I
opened a veritable Pandora’s Box of personal memories this week – with the post
on memoirs……..
Then
remembered a stack of large notebooks I had used in the 1980s to record both
initial scribbles and final typed-up papers as I had struggled to make sense of the nature of the organisational venture I was then engaged in - trying to reshape
a large bureaucratic system in the West of Scotland. And duly found about
1,500 pages – stashed away behind the Scottish section of my bookcase!!
As
I dipped into them, I realized that I now write much better than then – indeed
that I think more clearly……And how much of this I owe to my nomadic lifestyle
of the past 25 years.
In
central Europe in the 1990s I needed to speak more slowly (generally through
interpreters); had the time in the pauses, as the interpretation was being done, to think carefully about both what I should be saying - and how to say it. And, under questioning, I was having to explain more clearly what I thought my concepts actually meant!!
Far
from being a nuisance, it helped me see things from other people's point of view. I
was having to “relativise” – to be aware that the experiences and images
certain words and concepts brought to my mind generally aroused very different
images in my interlocuteurs’ minds – and to try to deal with this…..

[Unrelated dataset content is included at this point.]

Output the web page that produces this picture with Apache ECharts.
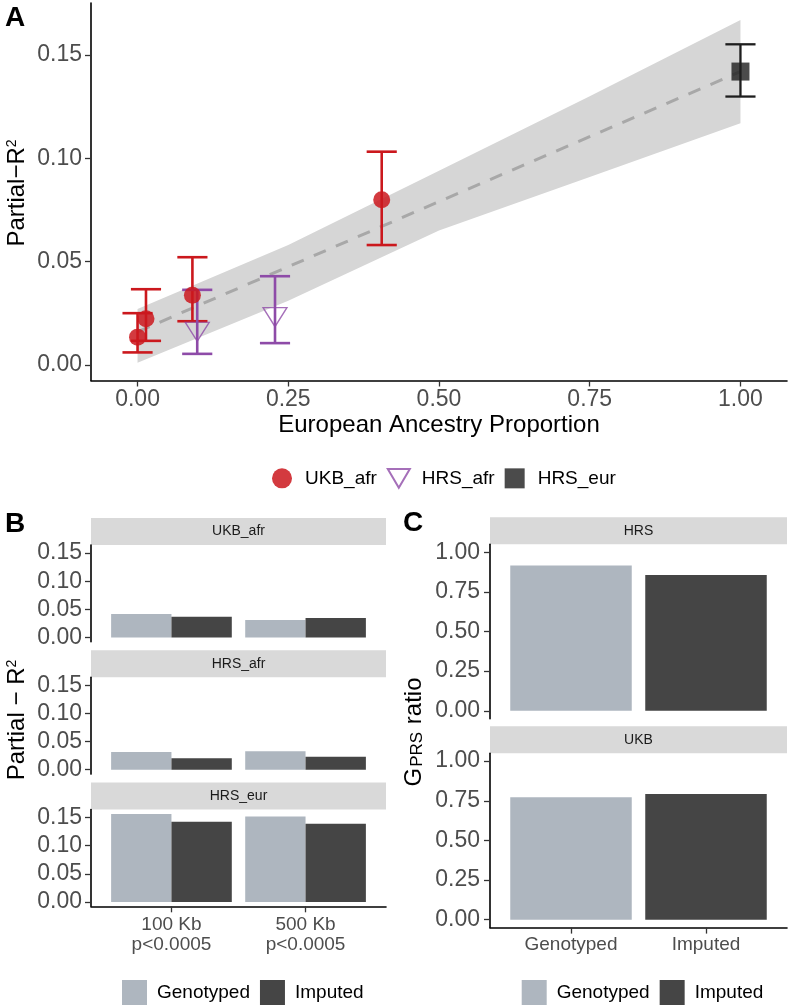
<!DOCTYPE html>
<html>
<head>
<meta charset="utf-8">
<title>Partial R2 / G_PRS ratio</title>
<script src="https://cdn.jsdelivr.net/npm/echarts@6/dist/echarts.min.js"></script>
<style>
html, body { margin: 0; padding: 0; background: #fff; }
#chart { width: 789px; height: 1008px; }
</style>
</head>
<body>
<div id="chart"></div>
<script>
// ---- panel A : partial R2 against european ancestry ----
var ukbAfrX  = [0.000, 0.014, 0.091, 0.405];
var ukbAfrY  = [0.0134, 0.0223, 0.0337, 0.0799];
var ukbAfrLo = [0.0060, 0.0116, 0.0211, 0.0580];
var ukbAfrHi = [0.0250, 0.0366, 0.0521, 0.1032];

var hrsAfrX  = [0.099, 0.228];
var hrsAfrY  = [0.0160, 0.0231];
var hrsAfrLo = [0.0053, 0.0105];
var hrsAfrHi = [0.0363, 0.0429];

var hrsEurX  = [1.000];
var hrsEurY  = [0.1420];
var hrsEurLo = [0.1299];
var hrsEurHi = [0.1552];

// regression line and its confidence band
var fitX   = [0, 1];
var fitY   = [0.016, 0.142];
var bandX  = [0, 0.25, 0.5, 0.75, 1];
var bandLo = [0.001, 0.031, 0.065, 0.091, 0.117];
var bandHi = [0.027, 0.058, 0.094, 0.130, 0.167];

var ticksAx = [0, 0.25, 0.5, 0.75, 1];
var ticksAy = [0, 0.05, 0.10, 0.15];

// ---- panel B : partial R2 per cohort / window ----
var windowLabels = ['100 Kb\np<0.0005', '500 Kb\np<0.0005'];
var cohortsB     = ['UKB_afr', 'HRS_afr', 'HRS_eur'];
var genotypedB   = [[0.0418, 0.0309], [0.0315, 0.0328], [0.1565, 0.1520]];
var imputedB     = [[0.0367, 0.0347], [0.0206, 0.0232], [0.1423, 0.1390]];
var ticksBy      = [0, 0.05, 0.10, 0.15];

// ---- panel C : G_PRS ratio ----
var cohortsC      = ['HRS', 'UKB'];
var platforms     = ['Genotyped', 'Imputed'];
var gprsGenotyped = [0.917, 0.772];
var gprsImputed   = [0.857, 0.793];
var ticksCy       = [0, 0.25, 0.5, 0.75, 1];

// styles + layout
var FONT = '"Liberation Sans", Arial, sans-serif';
var RED = '#CB181D', PURPLE = '#8E4BA8', BLACK = '#1E1E1E';
var GENO = '#AEB6BF', IMP = '#454545', STRIP = '#D9D9D9', TICK = '#4D4D4D';
var TRI_DOWN = 'path://M0,0L20,0L10,17Z';
var SQUARE = 'path://M0,0L10,0L10,10L0,10Z';
var WHISKER = 0.05;

var gridA = {left: 91, top: 3, width: 696, height: 377.5};
var gridB = {left: 91, width: 295, height: 96.8, tops: [545, 677.3, 809.5]};
var gridC = {left: 490, width: 297, height: 174.4, tops: [544.3, 753.2]};
var STRIP_H = 27;

function fmt2(v) {
    return v.toFixed(2);
}

function valueAxis(grid, min, max, ticks, o) {
    o = o || {};
    var show = o.show !== false;
    return {
        type: 'value', gridIndex: grid, min: min, max: max,
        splitLine: {show: false},
        axisLine: {show: show, onZero: false, lineStyle: {color: '#000', width: 1.6}},
        axisTick: {show: show, length: 6, customValues: ticks, lineStyle: {color: '#333', width: 1.3}},
        axisLabel: {
            show: show, customValues: ticks, fontSize: o.size || 23, color: TICK,
            fontFamily: FONT, margin: o.margin || 9, lineHeight: o.lineHeight || null,
            formatter: o.formatter || fmt2
        },
        name: o.name || '', nameLocation: 'middle', nameGap: o.nameGap || 0,
        nameTextStyle: {fontSize: 24, color: '#000', fontFamily: FONT}
    };
}

// vertical error bar with whiskers, drawn through the axis scales
function errorBar(color, width) {
    return function (params, api) {
        var x = api.value(0);
        var lo = api.coord([x, api.value(1)]);
        var hi = api.coord([x, api.value(2)]);
        var half = api.size([WHISKER / 2, 0])[0];
        var st = {stroke: color, lineWidth: width};
        return {type: 'group', children: [
            {type: 'line', shape: {x1: lo[0], y1: lo[1], x2: hi[0], y2: hi[1]}, style: st},
            {type: 'line', shape: {x1: hi[0] - half, y1: hi[1], x2: hi[0] + half, y2: hi[1]}, style: st},
            {type: 'line', shape: {x1: lo[0] - half, y1: lo[1], x2: lo[0] + half, y2: lo[1]}, style: st}
        ]};
    };
}

function zip3(a, b, c) {
    return a.map(function (v, i) { return [v, b[i], c[i]]; });
}

var Figure = {
    chart: null,
    grid: [], xAxis: [], yAxis: [], series: [], graphic: [], legend: [],

    init: function () {
        this.chart = echarts.init(document.getElementById('chart'), null, {renderer: 'canvas'});
        this.panelA();
        this.panelB();
        this.panelC();
        this.chart.setOption({
            animation: false,
            textStyle: {fontFamily: FONT},
            grid: this.grid, xAxis: this.xAxis, yAxis: this.yAxis,
            series: this.series, legend: this.legend, graphic: this.graphic
        });
    },

    panelA: function () {
        this.grid.push({left: gridA.left, top: gridA.top, width: gridA.width, height: gridA.height});
        this.xAxis.push(valueAxis(0, -0.0772, 1.0772, ticksAx, {
            margin: 8, name: 'European Ancestry Proportion', nameGap: 33
        }));
        this.yAxis.push(valueAxis(0, -0.0076, 0.1752, ticksAy, {}));

        // confidence band
        this.series.push({
            type: 'custom', xAxisIndex: 0, yAxisIndex: 0, silent: true, z: 1,
            data: zip3(bandX, bandLo, bandHi),
            renderItem: function (params, api) {
                if (params.dataIndex !== 0) return null;
                var pts = [], i;
                for (i = 0; i < bandX.length; i++) pts.push(api.coord([bandX[i], bandHi[i]]));
                for (i = bandX.length - 1; i >= 0; i--) pts.push(api.coord([bandX[i], bandLo[i]]));
                return {type: 'polygon', shape: {points: pts}, style: {fill: '#D6D6D6'}};
            }
        });
        // fitted line
        this.series.push({
            type: 'line', xAxisIndex: 0, yAxisIndex: 0, z: 2, symbol: 'none', silent: true,
            data: fitX.map(function (x, i) { return [x, fitY[i]]; }),
            lineStyle: {color: '#A8A8A8', width: 3, type: [13, 11]}
        });
        // error bars
        var bars = [[ukbAfrX, ukbAfrLo, ukbAfrHi, RED, 2.6],
                    [hrsAfrX, hrsAfrLo, hrsAfrHi, PURPLE, 2.6],
                    [hrsEurX, hrsEurLo, hrsEurHi, BLACK, 2.3]];
        for (var i = 0; i < bars.length; i++) {
            this.series.push({
                type: 'custom', xAxisIndex: 0, yAxisIndex: 0, z: 3, silent: true,
                encode: {x: 0, y: [1, 2]},
                data: zip3(bars[i][0], bars[i][1], bars[i][2]),
                renderItem: errorBar(bars[i][3], bars[i][4])
            });
        }
        // points
        this.series.push({
            type: 'scatter', name: 'UKB_afr', xAxisIndex: 0, yAxisIndex: 0, z: 4,
            symbol: 'circle', symbolSize: 17,
            data: ukbAfrX.map(function (x, i) { return [x, ukbAfrY[i]]; }),
            itemStyle: {color: RED, opacity: 0.85}
        });
        this.series.push({
            type: 'scatter', name: 'HRS_afr', xAxisIndex: 0, yAxisIndex: 0, z: 4,
            symbol: TRI_DOWN, symbolSize: [24, 19], symbolKeepAspect: false,
            data: hrsAfrX.map(function (x, i) { return [x, hrsAfrY[i]]; }),
            itemStyle: {color: 'rgba(255,255,255,0)', borderColor: PURPLE, borderWidth: 1.3}
        });
        this.series.push({
            type: 'scatter', name: 'HRS_eur', xAxisIndex: 0, yAxisIndex: 0, z: 4,
            symbol: 'rect', symbolSize: 18,
            data: hrsEurX.map(function (x, i) { return [x, hrsEurY[i]]; }),
            itemStyle: {color: BLACK}
        });

        this.legend.push({
            left: 267, top: 463, itemWidth: 22, itemHeight: 20, itemGap: 10, selectedMode: false,
            data: [{name: 'UKB_afr', icon: 'circle'}, {name: 'HRS_afr', icon: TRI_DOWN}, {name: 'HRS_eur', icon: SQUARE}],
            textStyle: {fontSize: 19, color: '#000', fontFamily: FONT, padding: [0, 0, 0, 7]}
        });

        this.graphic.push(this.panelLetter('A', 5, 4));
        this.graphic.push(this.yTitle('{m|Partial\u2212R}{s|2}', 17, 193));
    },

    panelB: function () {
        var unit = gridB.width / 2.2;
        for (var p = 0; p < cohortsB.length; p++) {
            var gi = this.grid.length;
            var last = p === cohortsB.length - 1;
            this.grid.push({left: gridB.left, top: gridB.tops[p], width: gridB.width, height: gridB.height});
            this.xAxis.push(valueAxis(gi, 0.4, 2.6, [1, 2], {
                show: last, size: 19, margin: 8, lineHeight: 20,
                formatter: function (v) { return windowLabels[Math.round(v) - 1]; }
            }));
            this.yAxis.push(valueAxis(gi, -0.0078, 0.1643, ticksBy, {}));
            this.series.push({
                type: 'bar', name: 'Genotyped', xAxisIndex: gi, yAxisIndex: gi,
                barWidth: unit * 0.45, barGap: '0%',
                data: genotypedB[p].map(function (v, j) { return [j + 1, v]; }),
                itemStyle: {color: GENO}
            });
            this.series.push({
                type: 'bar', name: 'Imputed', xAxisIndex: gi, yAxisIndex: gi,
                barWidth: unit * 0.45, barGap: '0%',
                data: imputedB[p].map(function (v, j) { return [j + 1, v]; }),
                itemStyle: {color: IMP}
            });
            this.strip(cohortsB[p], gridB.left, gridB.tops[p], gridB.width);
        }
        this.legend.push(this.barLegend(117));
        this.graphic.push(this.panelLetter('B', 5, 510));
        this.graphic.push(this.yTitle('{m|Partial \u2212 R}{s|2}', 17, 720));
    },

    panelC: function () {
        var unit = gridC.width / 2.2;
        for (var p = 0; p < cohortsC.length; p++) {
            var gi = this.grid.length;
            var last = p === cohortsC.length - 1;
            this.grid.push({left: gridC.left, top: gridC.tops[p], width: gridC.width, height: gridC.height});
            this.xAxis.push(valueAxis(gi, 0.4, 2.6, [1, 2], {
                show: last, size: 19, margin: 8,
                formatter: function (v) { return platforms[Math.round(v) - 1]; }
            }));
            this.yAxis.push(valueAxis(gi, -0.05, 1.05, ticksCy, {margin: 10}));
            this.series.push({
                type: 'bar', name: 'Genotyped', xAxisIndex: gi, yAxisIndex: gi,
                barWidth: unit * 0.9, barGap: '-100%',
                data: [[1, gprsGenotyped[p]]],
                itemStyle: {color: GENO}
            });
            this.series.push({
                type: 'bar', name: 'Imputed', xAxisIndex: gi, yAxisIndex: gi,
                barWidth: unit * 0.9, barGap: '-100%',
                data: [[2, gprsImputed[p]]],
                itemStyle: {color: IMP}
            });
            this.strip(cohortsC[p], gridC.left, gridC.tops[p], gridC.width);
        }
        this.legend.push(this.barLegend(516.7));
        this.graphic.push(this.panelLetter('C', 403, 509));
        this.graphic.push(this.yTitle('{m|G}{b|PRS}{m| ratio}', 414, 732));
    },

    // grey facet strip above a panel
    strip: function (label, left, top, width) {
        this.graphic.push({
            type: 'rect', left: left, top: top - STRIP_H, silent: true,
            shape: {width: width, height: STRIP_H}, style: {fill: STRIP}
        });
        this.graphic.push({
            type: 'text', x: left + width / 2, y: top - STRIP_H / 2, silent: true,
            style: {text: label, align: 'center', verticalAlign: 'middle', fill: '#1A1A1A',
                    font: '14px "Liberation Sans", Arial, sans-serif'}
        });
    },

    barLegend: function (left) {
        return {
            left: left, top: 975, itemWidth: 25, itemHeight: 25, itemGap: 10, selectedMode: false,
            data: [{name: 'Genotyped', icon: 'rect'}, {name: 'Imputed', icon: 'rect'}],
            textStyle: {fontSize: 19, color: '#000', fontFamily: FONT, padding: [0, 0, 0, 5]}
        };
    },

    panelLetter: function (ch, x, y) {
        return {
            type: 'text', left: x, top: y, silent: true,
            style: {text: ch, fill: '#000', font: 'bold 28px "Liberation Sans", Arial, sans-serif'}
        };
    },

    yTitle: function (txt, x, y) {
        return {
            type: 'text', x: x, y: y, rotation: Math.PI / 2, silent: true,
            style: {
                text: txt, align: 'center', verticalAlign: 'middle', fill: '#000',
                rich: {
                    m: {fontSize: 24, lineHeight: 24, fontFamily: FONT, fill: '#000', verticalAlign: 'middle'},
                    s: {fontSize: 14, lineHeight: 12, fontFamily: FONT, fill: '#000', verticalAlign: 'top'},
                    b: {fontSize: 17, lineHeight: 14, fontFamily: FONT, fill: '#000', verticalAlign: 'bottom', padding: [0, 1, 0, 1]}
                }
            }
        };
    }
};

window.onload = function () {
    Figure.init();
};
</script>
</body>
</html>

I was able to produce a detailed analysis of the 1980s venture only nine years later - thanks to the greater "distance" my nomadic work had helped me develop. A short Urban Studies fellowship in the mid 1990s in my old University (Glasgow) also helped. You can see the result in Organisational Development and Political Amnesia
All
relevant to the flood of books which hit me this week – mainly collections of
essays – a genre I have loved since my schooldays when Francis Bacon
and Charles
Lamb were
favourites. The
literary canon, apparently, distinguishes various
forms of essay and “personal essay” is evidently the more precise
term for the type I like. The Art of the Personal
Essay is a 770-page collection with a superb introduction to the
genre by Phillip Lopate who writes…….
The hallmark of the personal essay is its
intimacy. The writer seems to be speaking directly into your ear, confiding
everything from gossip to wisdom. Through sharing thoughts, memories, desires,
complaints, and whimsies, the personal essayist sets up a relationship with the
reader, a dialogue -- a friendship, if you will, based on identification,
understanding, testiness, and companionship. (xxiii)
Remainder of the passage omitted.